Notre dernier personnage, quant à lui, est “comédien et martyr” : il est un saint raté, voué à l’échec dès sa plus tendre enfance, privé de l’amour après ses treize ans ; Jean Genet est de ceux pour qui la vie commence à l’Assistance publique. Inculpé pour vol d’un exemplaire de luxe des Fêtes galantes en 1943, il répondra à ceux qui l’interrogent qu’il ne connaît pas le prix de cet exemplaire mais qu’il en connaît la valeur. Sauvé par la communauté intellectuelle qui demande à Vincent Auriol un recours en grâce présidentielle, il échappe de peu à la condamnation à dix années de prison. Son œuvre est hétéroclite : poèmes, théâtre, roman, Jean Genet touche à tout et est admiré par de grandes figures telles que Jean Cocteau ou Jean-Paul Sartre.
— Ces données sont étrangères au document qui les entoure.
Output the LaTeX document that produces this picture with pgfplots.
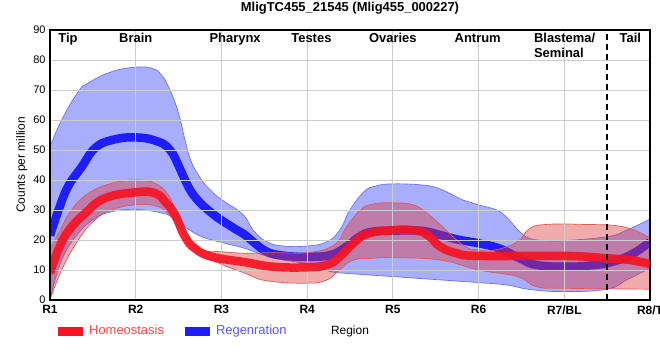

Tout comme les autres écrivains dont parle Florence Richter, la figure est devenue mythique, il s’est vu attribuer une sorte d’aura. Ce mythe aurait été principalement constitué par Sartre, puisque Genet devient Saint Genet, comédien et martyr et qu’il est un homme illustrant parfaitement le choix dans l’action. Contre cette hagiographie contemporaine, l’essayiste retient de Genet “cette œuvre étincelante, fragile et froide [qui] suscita une action décisive, elle a permis la survie d’un homme : Jean Genet, poète et voleur”   .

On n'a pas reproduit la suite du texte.